::: The records :::

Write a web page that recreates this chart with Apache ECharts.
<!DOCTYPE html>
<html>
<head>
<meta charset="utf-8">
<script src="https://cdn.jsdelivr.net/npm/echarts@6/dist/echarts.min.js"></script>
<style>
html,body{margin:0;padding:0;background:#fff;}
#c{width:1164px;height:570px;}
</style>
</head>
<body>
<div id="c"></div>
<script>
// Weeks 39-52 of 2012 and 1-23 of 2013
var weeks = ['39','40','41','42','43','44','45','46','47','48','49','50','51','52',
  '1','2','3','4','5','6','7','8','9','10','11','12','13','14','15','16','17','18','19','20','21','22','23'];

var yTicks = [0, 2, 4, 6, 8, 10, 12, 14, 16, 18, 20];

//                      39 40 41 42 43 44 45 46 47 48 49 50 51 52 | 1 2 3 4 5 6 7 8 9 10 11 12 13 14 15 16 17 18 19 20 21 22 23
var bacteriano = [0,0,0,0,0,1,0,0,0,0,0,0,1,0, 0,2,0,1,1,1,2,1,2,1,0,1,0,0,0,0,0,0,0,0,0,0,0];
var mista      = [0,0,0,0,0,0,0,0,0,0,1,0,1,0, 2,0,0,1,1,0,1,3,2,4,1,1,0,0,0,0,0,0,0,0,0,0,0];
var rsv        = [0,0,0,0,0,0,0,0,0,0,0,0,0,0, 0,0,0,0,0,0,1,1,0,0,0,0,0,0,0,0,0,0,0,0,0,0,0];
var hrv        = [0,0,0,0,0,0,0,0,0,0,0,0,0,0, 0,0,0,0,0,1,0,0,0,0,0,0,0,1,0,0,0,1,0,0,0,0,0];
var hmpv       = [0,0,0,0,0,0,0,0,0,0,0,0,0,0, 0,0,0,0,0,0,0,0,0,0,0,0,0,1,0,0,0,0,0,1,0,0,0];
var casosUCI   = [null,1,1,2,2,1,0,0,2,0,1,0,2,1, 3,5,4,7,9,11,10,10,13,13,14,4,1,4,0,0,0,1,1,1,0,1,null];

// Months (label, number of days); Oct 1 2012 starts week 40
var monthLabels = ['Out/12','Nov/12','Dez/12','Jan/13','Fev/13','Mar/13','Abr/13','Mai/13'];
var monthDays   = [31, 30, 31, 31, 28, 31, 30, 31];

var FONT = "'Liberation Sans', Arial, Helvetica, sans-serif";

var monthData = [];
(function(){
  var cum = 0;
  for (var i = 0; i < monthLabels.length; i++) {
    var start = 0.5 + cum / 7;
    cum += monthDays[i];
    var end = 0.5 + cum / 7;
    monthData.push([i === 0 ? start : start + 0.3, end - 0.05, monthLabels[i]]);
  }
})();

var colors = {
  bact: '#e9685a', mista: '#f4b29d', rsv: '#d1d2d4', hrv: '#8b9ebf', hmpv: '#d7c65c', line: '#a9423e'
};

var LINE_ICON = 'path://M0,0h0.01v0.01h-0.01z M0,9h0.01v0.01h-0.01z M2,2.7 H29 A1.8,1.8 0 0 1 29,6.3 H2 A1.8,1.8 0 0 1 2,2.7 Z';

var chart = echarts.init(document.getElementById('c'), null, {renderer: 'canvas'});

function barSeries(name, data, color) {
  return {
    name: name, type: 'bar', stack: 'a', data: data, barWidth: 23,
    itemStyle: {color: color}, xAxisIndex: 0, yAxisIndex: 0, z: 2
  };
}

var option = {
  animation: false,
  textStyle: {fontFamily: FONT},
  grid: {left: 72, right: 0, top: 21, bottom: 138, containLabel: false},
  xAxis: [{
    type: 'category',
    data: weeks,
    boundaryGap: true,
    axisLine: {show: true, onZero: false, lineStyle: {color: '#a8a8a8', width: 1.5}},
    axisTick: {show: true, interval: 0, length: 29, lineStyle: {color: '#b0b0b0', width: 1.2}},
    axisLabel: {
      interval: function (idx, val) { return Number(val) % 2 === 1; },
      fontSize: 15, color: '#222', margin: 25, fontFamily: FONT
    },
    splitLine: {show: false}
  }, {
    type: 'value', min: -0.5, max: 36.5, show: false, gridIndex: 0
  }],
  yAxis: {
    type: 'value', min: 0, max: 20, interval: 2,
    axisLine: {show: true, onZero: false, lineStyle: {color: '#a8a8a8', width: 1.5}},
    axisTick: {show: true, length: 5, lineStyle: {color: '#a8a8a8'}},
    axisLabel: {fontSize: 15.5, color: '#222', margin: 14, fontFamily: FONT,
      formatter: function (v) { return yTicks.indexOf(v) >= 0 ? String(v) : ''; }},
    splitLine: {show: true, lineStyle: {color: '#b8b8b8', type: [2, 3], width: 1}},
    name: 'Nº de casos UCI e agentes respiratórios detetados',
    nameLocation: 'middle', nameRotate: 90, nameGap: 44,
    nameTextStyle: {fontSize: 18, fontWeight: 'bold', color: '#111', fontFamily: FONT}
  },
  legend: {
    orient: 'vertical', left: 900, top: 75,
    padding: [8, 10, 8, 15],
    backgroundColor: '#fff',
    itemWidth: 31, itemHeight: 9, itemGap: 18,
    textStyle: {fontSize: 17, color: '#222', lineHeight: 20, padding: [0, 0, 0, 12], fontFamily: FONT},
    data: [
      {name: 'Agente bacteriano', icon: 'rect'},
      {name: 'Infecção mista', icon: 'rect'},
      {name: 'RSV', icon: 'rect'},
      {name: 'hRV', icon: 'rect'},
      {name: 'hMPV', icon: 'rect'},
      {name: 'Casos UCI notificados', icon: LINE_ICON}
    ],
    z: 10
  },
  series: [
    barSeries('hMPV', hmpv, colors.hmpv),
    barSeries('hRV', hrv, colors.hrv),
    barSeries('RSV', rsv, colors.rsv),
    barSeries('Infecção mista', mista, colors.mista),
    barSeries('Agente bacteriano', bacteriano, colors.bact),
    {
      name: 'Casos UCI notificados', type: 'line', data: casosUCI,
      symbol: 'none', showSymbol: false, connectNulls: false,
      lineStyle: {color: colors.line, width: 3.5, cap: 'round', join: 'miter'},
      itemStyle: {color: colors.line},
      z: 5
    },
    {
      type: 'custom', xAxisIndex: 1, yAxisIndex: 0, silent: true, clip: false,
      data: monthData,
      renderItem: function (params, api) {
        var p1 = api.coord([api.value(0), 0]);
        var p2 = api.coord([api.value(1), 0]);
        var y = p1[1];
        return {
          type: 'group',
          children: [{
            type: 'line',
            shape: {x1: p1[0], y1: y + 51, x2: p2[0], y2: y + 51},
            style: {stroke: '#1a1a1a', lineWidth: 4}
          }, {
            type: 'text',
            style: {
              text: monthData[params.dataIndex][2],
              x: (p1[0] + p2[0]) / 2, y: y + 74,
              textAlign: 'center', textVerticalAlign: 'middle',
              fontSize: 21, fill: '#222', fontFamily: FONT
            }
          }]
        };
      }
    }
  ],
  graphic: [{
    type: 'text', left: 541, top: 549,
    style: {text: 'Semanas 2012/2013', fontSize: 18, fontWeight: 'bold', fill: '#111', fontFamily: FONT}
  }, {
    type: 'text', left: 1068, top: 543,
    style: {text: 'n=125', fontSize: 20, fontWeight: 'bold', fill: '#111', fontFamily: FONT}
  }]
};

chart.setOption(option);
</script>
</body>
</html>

:::
::: The records :::

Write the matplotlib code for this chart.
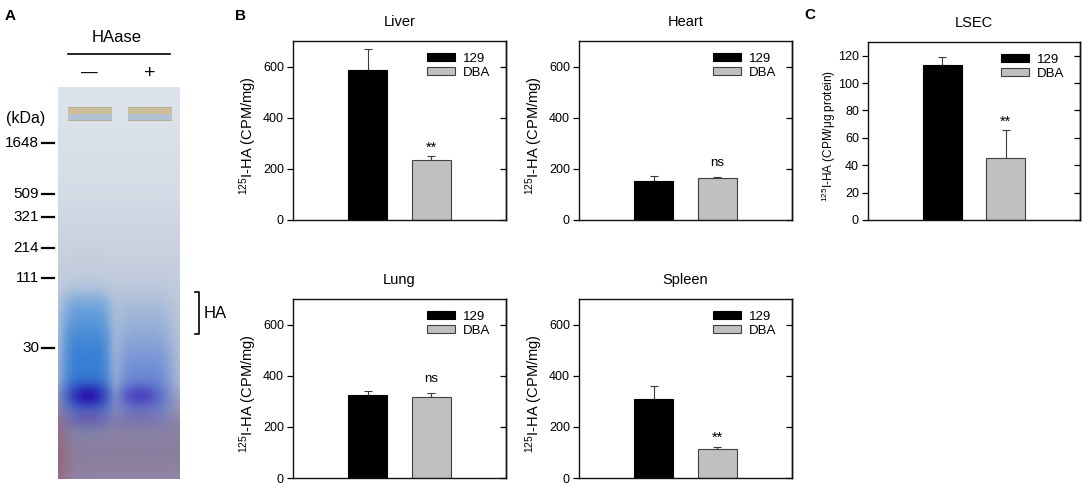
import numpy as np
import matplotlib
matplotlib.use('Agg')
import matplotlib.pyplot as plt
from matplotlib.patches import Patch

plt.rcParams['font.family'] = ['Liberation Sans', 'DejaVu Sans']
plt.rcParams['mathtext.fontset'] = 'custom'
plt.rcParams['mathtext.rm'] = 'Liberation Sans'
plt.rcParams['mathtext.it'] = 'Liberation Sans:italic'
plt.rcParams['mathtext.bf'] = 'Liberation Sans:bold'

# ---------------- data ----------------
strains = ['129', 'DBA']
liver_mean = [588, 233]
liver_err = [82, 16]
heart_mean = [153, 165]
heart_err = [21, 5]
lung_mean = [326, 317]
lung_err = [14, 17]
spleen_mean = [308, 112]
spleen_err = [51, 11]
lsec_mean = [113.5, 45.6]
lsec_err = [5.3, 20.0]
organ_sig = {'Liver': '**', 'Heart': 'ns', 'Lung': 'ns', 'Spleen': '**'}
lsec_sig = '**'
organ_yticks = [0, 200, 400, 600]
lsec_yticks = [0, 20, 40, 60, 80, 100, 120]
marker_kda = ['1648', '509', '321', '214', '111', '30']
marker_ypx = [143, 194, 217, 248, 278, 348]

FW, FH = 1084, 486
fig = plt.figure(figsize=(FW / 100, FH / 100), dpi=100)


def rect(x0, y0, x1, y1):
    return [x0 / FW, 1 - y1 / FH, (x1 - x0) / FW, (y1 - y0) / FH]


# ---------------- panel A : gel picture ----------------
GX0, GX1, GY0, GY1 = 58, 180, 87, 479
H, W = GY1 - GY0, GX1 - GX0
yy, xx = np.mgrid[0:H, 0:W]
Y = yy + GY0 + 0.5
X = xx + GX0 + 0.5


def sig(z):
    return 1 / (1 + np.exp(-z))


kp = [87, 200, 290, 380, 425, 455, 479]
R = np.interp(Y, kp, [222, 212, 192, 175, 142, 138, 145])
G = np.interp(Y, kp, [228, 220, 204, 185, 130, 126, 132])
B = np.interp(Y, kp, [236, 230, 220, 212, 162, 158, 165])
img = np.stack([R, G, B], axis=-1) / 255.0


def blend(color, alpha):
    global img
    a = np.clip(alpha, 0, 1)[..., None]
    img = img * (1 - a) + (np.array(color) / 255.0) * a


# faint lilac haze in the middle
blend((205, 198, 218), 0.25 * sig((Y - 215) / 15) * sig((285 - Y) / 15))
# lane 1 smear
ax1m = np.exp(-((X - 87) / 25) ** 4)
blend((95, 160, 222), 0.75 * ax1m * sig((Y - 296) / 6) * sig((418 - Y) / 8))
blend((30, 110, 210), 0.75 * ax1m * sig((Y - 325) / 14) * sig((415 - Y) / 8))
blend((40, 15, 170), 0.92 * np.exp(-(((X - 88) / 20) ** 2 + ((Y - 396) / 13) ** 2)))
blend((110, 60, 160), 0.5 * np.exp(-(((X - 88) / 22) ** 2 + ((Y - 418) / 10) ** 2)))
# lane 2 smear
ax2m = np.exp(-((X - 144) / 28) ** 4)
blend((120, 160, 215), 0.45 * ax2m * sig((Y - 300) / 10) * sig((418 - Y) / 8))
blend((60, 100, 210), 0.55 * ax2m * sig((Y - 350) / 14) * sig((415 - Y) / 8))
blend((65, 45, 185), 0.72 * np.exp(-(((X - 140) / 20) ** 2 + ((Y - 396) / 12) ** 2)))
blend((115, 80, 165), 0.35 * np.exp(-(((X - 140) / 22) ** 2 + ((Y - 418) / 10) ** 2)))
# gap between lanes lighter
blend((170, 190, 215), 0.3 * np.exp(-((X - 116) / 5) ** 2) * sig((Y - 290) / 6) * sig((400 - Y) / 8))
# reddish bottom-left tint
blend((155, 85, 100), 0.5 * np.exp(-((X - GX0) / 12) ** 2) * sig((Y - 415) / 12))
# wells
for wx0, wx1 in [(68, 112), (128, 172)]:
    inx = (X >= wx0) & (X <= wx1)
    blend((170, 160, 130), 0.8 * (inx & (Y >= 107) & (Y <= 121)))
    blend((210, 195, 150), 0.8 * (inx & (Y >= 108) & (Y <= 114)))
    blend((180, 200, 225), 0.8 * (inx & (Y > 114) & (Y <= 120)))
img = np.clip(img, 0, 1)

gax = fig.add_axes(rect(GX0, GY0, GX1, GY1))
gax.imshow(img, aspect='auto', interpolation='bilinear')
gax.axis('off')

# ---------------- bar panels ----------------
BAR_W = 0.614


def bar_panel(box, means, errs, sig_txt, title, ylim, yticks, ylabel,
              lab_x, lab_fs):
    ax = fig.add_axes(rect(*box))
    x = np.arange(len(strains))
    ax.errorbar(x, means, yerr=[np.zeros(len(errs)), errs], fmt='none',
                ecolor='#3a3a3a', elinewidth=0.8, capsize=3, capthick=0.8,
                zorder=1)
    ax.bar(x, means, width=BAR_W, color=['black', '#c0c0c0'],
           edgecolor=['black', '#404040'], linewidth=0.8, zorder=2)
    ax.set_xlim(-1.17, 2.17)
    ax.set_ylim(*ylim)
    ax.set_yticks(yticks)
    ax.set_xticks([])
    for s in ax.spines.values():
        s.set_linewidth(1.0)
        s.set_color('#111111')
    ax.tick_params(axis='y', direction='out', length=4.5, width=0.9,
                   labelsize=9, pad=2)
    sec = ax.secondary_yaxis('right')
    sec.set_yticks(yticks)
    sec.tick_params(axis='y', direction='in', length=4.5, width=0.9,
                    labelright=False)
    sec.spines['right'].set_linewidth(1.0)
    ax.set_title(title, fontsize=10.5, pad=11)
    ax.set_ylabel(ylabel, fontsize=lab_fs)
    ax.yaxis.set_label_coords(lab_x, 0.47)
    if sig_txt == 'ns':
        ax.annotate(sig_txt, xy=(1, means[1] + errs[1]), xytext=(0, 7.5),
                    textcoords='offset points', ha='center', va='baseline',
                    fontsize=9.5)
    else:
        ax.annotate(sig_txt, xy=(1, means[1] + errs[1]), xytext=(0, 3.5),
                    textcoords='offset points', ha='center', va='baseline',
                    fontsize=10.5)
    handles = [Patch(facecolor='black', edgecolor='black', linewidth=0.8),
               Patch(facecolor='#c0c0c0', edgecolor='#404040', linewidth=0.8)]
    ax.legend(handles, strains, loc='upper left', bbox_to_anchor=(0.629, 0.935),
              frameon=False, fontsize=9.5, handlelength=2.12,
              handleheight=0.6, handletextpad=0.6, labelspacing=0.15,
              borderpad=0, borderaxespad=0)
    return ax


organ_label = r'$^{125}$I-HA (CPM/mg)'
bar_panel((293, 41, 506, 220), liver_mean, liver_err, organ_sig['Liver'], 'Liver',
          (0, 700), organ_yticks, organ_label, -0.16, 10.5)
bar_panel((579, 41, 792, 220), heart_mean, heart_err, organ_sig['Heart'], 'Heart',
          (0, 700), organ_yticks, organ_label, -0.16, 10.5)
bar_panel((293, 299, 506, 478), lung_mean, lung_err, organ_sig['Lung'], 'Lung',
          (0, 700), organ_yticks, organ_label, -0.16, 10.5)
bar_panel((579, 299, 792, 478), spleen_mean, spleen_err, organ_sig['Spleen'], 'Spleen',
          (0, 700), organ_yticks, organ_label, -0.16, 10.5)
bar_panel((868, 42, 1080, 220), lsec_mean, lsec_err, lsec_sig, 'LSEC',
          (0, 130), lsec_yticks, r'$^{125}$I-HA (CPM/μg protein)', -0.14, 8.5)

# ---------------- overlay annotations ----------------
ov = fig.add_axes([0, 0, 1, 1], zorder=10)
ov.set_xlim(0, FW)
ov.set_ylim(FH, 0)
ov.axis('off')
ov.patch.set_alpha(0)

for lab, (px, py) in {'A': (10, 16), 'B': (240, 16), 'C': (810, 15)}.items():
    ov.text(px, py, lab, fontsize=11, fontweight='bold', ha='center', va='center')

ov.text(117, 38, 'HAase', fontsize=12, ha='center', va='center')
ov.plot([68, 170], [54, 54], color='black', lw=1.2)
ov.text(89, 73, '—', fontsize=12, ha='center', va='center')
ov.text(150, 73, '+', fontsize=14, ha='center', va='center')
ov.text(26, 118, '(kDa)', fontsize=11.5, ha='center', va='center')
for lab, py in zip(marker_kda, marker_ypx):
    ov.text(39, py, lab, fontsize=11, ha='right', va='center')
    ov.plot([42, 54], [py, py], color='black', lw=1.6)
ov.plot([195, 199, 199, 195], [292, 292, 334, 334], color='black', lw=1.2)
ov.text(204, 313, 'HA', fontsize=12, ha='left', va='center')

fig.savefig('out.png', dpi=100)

:::

Look above for the line containing "Write the matplotlib code for this chart.", then write out every line from there down to the line containing "plt.rcParams['mathtext.bf'] = 'Liberation", that line included, with no pictures.

Write the matplotlib code for this chart.
import numpy as np
import matplotlib
matplotlib.use('Agg')
import matplotlib.pyplot as plt
from matplotlib.patches import Patch

plt.rcParams['font.family'] = ['Liberation Sans', 'DejaVu Sans']
plt.rcParams['mathtext.fontset'] = 'custom'
plt.rcParams['mathtext.rm'] = 'Liberation Sans'
plt.rcParams['mathtext.it'] = 'Liberation Sans:italic'
plt.rcParams['mathtext.bf'] = 'Liberation Sans:bold'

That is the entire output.